> _Provided material_:

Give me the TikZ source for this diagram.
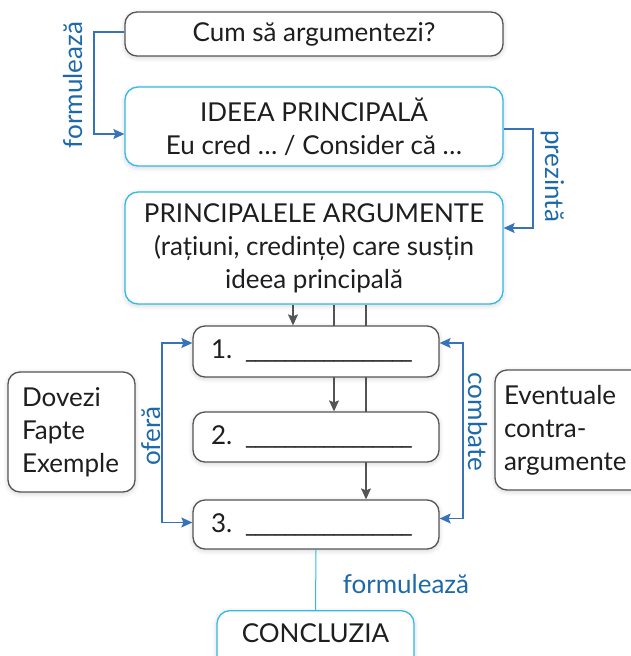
\documentclass[tikz,border=0pt]{standalone}
\usepackage{fontspec}
\setmainfont{Lato}
\usetikzlibrary{arrows.meta,backgrounds,calc,shadows.blur}
\definecolor{boxgray}{RGB}{85,85,85}
\definecolor{boxcyan}{RGB}{50,185,230}
\definecolor{lineblue}{RGB}{55,115,185}
\definecolor{textblue}{RGB}{30,105,170}
\definecolor{ink}{RGB}{30,30,30}
\newcommand\us{\_\kern-2.2pt}
\newcommand\blankrun{\us\us\us\us\us\us\us\us\us\us\us\us\us\us\us\us\_}
\tikzset{
  softshadow/.style={blur shadow={shadow xshift=0pt, shadow yshift=-1.5pt, shadow blur radius=5pt, shadow opacity=18, shadow blur steps=8}},
  graybox/.style={draw=boxgray, line width=1.3pt, rounded corners=12pt, fill=white, text=ink, align=center, inner sep=0pt, softshadow},
  cyanbox/.style={draw=boxcyan, line width=1.3pt, rounded corners=13pt, fill=white, text=ink, align=center, inner sep=0pt, softshadow},
  bluearrow/.style={draw=lineblue, line width=1.2pt, -{Stealth[length=11pt,width=10pt,inset=2pt]}},
  bluebiarrow/.style={draw=lineblue, line width=1.2pt, {Stealth[length=11pt,width=10pt,inset=2pt]}-{Stealth[length=11pt,width=10pt,inset=2pt]}},
  grayarrow/.style={draw=boxgray, line width=1.2pt, -{Stealth[length=11pt,width=10pt,inset=2pt]}},
  bluelabel/.style={text=textblue, inner sep=0pt, font=\fontsize{26}{30}\selectfont},
  numbox/.style={graybox, minimum width=246pt, align=left, text width=210pt},
}
\begin{document}
\begin{tikzpicture}[x=1pt,y=1pt,font=\fontsize{26}{33}\selectfont]
\useasboundingbox (0,0) rectangle (631,-656);
% main boxes
\node[graybox, minimum width=378pt, minimum height=44pt] (cum) at (314,-34) {Cum să argumentezi?};
\node[cyanbox, minimum width=378pt, minimum height=79pt] (idea) at (314,-126.5) {IDEEA PRINCIPALĂ\\Eu cred … / Consider că …};
\node[cyanbox, minimum width=378pt, minimum height=112pt] (princ) at (314,-248) {PRINCIPALELE ARGUMENTE\\(rațiuni, credințe) care susțin\\ideea principală};
\node[numbox, minimum height=51pt] (b1) at (316,-351.5) {1.\hspace{13pt}\blankrun};
\node[numbox, minimum height=50pt] (b2) at (316,-437) {2.\hspace{13pt}\blankrun};
\node[numbox, minimum height=49pt] (b3) at (316,-524.5) {3.\hspace{13pt}\blankrun};
\node[graybox, minimum width=127pt, minimum height=120pt, align=left, text width=99pt] (dov) at (71.5,-432) {Dovezi\\Fapte\\Exemple};
\node[graybox, minimum width=150pt, minimum height=120pt, align=left, text width=132pt] (evt) at (570,-430) {Eventuale\\contra-\\argumente};
\node[cyanbox, anchor=north, minimum width=197pt, inner ysep=15pt, text height=17pt, text depth=35pt] (concl) at (315.5,-610) {CONCLUZIA};
% gray flow lines behind boxes
\begin{scope}[on background layer]
\draw[grayarrow] ([xshift=-21pt]princ.south) -- ([xshift=-21pt]princ.south |- b1.north);
\draw[grayarrow] ([xshift=20pt]princ.south) -- ([xshift=20pt]princ.south |- b2.north);
\draw[grayarrow] ([xshift=52pt]princ.south) -- ([xshift=52pt]princ.south |- b3.north);
\end{scope}
% blue connectors
\coordinate (fl) at (94,-80);
\draw[bluearrow] ([yshift=2pt]cum.west) -| (fl) |- ([yshift=-7.5pt]idea.west);
\coordinate (pr) at (533,-180);
\draw[bluearrow] ([yshift=-2.5pt]idea.east) -| (pr) |- ([yshift=20pt]princ.east);
\coordinate (of) at (162,-430);
\draw[bluebiarrow] ([yshift=8.5pt]b1.west) -| (of) |- ([yshift=2pt]b3.west);
\coordinate (cb) at (463,-430);
\draw[bluebiarrow] ([yshift=8.5pt]b1.east) -| (cb) |- ([yshift=6pt]b3.east);
\draw[draw=boxcyan, line width=1pt] (b3.south) -- (concl.north);
% labels
\node[bluelabel, rotate=90] (lf) at (73,-85) {formulează};
\node[bluelabel, rotate=-90] (lp) at (553,-176) {prezintă};
\node[bluelabel, rotate=90] (lo) at (151,-436) {oferă};
\node[bluelabel, rotate=-90] (lc) at (478,-422) {combate};
\node[bluelabel] (lb) at (406,-584) {formulează};
\end{tikzpicture}
\end{document}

> _What is being asked_:
Reproduce every line exactly and omit all pictures.

> _Expected answer_:
Give me the TikZ source for this diagram.
\documentclass[tikz,border=0pt]{standalone}
\usepackage{fontspec}
\setmainfont{Lato}
\usetikzlibrary{arrows.meta,backgrounds,calc,shadows.blur}
\definecolor{boxgray}{RGB}{85,85,85}
\definecolor{boxcyan}{RGB}{50,185,230}
\definecolor{lineblue}{RGB}{55,115,185}
\definecolor{textblue}{RGB}{30,105,170}
\definecolor{ink}{RGB}{30,30,30}
\newcommand\us{\_\kern-2.2pt}
\newcommand\blankrun{\us\us\us\us\us\us\us\us\us\us\us\us\us\us\us\us\_}
\tikzset{
  softshadow/.style={blur shadow={shadow xshift=0pt, shadow yshift=-1.5pt, shadow blur radius=5pt, shadow opacity=18, shadow blur steps=8}},
  graybox/.style={draw=boxgray, line width=1.3pt, rounded corners=12pt, fill=white, text=ink, align=center, inner sep=0pt, softshadow},
  cyanbox/.style={draw=boxcyan, line width=1.3pt, rounded corners=13pt, fill=white, text=ink, align=center, inner sep=0pt, softshadow},
  bluearrow/.style={draw=lineblue, line width=1.2pt, -{Stealth[length=11pt,width=10pt,inset=2pt]}},
  bluebiarrow/.style={draw=lineblue, line width=1.2pt, {Stealth[length=11pt,width=10pt,inset=2pt]}-{Stealth[length=11pt,width=10pt,inset=2pt]}},
  grayarrow/.style={draw=boxgray, line width=1.2pt, -{Stealth[length=11pt,width=10pt,inset=2pt]}},
  bluelabel/.style={text=textblue, inner sep=0pt, font=\fontsize{26}{30}\selectfont},
  numbox/.style={graybox, minimum width=246pt, align=left, text width=210pt},
}
\begin{document}
\begin{tikzpicture}[x=1pt,y=1pt,font=\fontsize{26}{33}\selectfont]
\useasboundingbox (0,0) rectangle (631,-656);
% main boxes
\node[graybox, minimum width=378pt, minimum height=44pt] (cum) at (314,-34) {Cum să argumentezi?};
\node[cyanbox, minimum width=378pt, minimum height=79pt] (idea) at (314,-126.5) {IDEEA PRINCIPALĂ\\Eu cred … / Consider că …};
\node[cyanbox, minimum width=378pt, minimum height=112pt] (princ) at (314,-248) {PRINCIPALELE ARGUMENTE\\(rațiuni, credințe) care susțin\\ideea principală};
\node[numbox, minimum height=51pt] (b1) at (316,-351.5) {1.\hspace{13pt}\blankrun};
\node[numbox, minimum height=50pt] (b2) at (316,-437) {2.\hspace{13pt}\blankrun};
\node[numbox, minimum height=49pt] (b3) at (316,-524.5) {3.\hspace{13pt}\blankrun};
\node[graybox, minimum width=127pt, minimum height=120pt, align=left, text width=99pt] (dov) at (71.5,-432) {Dovezi\\Fapte\\Exemple};
\node[graybox, minimum width=150pt, minimum height=120pt, align=left, text width=132pt] (evt) at (570,-430) {Eventuale\\contra-\\argumente};
\node[cyanbox, anchor=north, minimum width=197pt, inner ysep=15pt, text height=17pt, text depth=35pt] (concl) at (315.5,-610) {CONCLUZIA};
% gray flow lines behind boxes
\begin{scope}[on background layer]
\draw[grayarrow] ([xshift=-21pt]princ.south) -- ([xshift=-21pt]princ.south |- b1.north);
\draw[grayarrow] ([xshift=20pt]princ.south) -- ([xshift=20pt]princ.south |- b2.north);
\draw[grayarrow] ([xshift=52pt]princ.south) -- ([xshift=52pt]princ.south |- b3.north);
\end{scope}
% blue connectors
\coordinate (fl) at (94,-80);
\draw[bluearrow] ([yshift=2pt]cum.west) -| (fl) |- ([yshift=-7.5pt]idea.west);
\coordinate (pr) at (533,-180);
\draw[bluearrow] ([yshift=-2.5pt]idea.east) -| (pr) |- ([yshift=20pt]princ.east);
\coordinate (of) at (162,-430);
\draw[bluebiarrow] ([yshift=8.5pt]b1.west) -| (of) |- ([yshift=2pt]b3.west);
\coordinate (cb) at (463,-430);
\draw[bluebiarrow] ([yshift=8.5pt]b1.east) -| (cb) |- ([yshift=6pt]b3.east);
\draw[draw=boxcyan, line width=1pt] (b3.south) -- (concl.north);
% labels
\node[bluelabel, rotate=90] (lf) at (73,-85) {formulează};
\node[bluelabel, rotate=-90] (lp) at (553,-176) {prezintă};
\node[bluelabel, rotate=90] (lo) at (151,-436) {oferă};
\node[bluelabel, rotate=-90] (lc) at (478,-422) {combate};
\node[bluelabel] (lb) at (406,-584) {formulează};
\end{tikzpicture}
\end{document}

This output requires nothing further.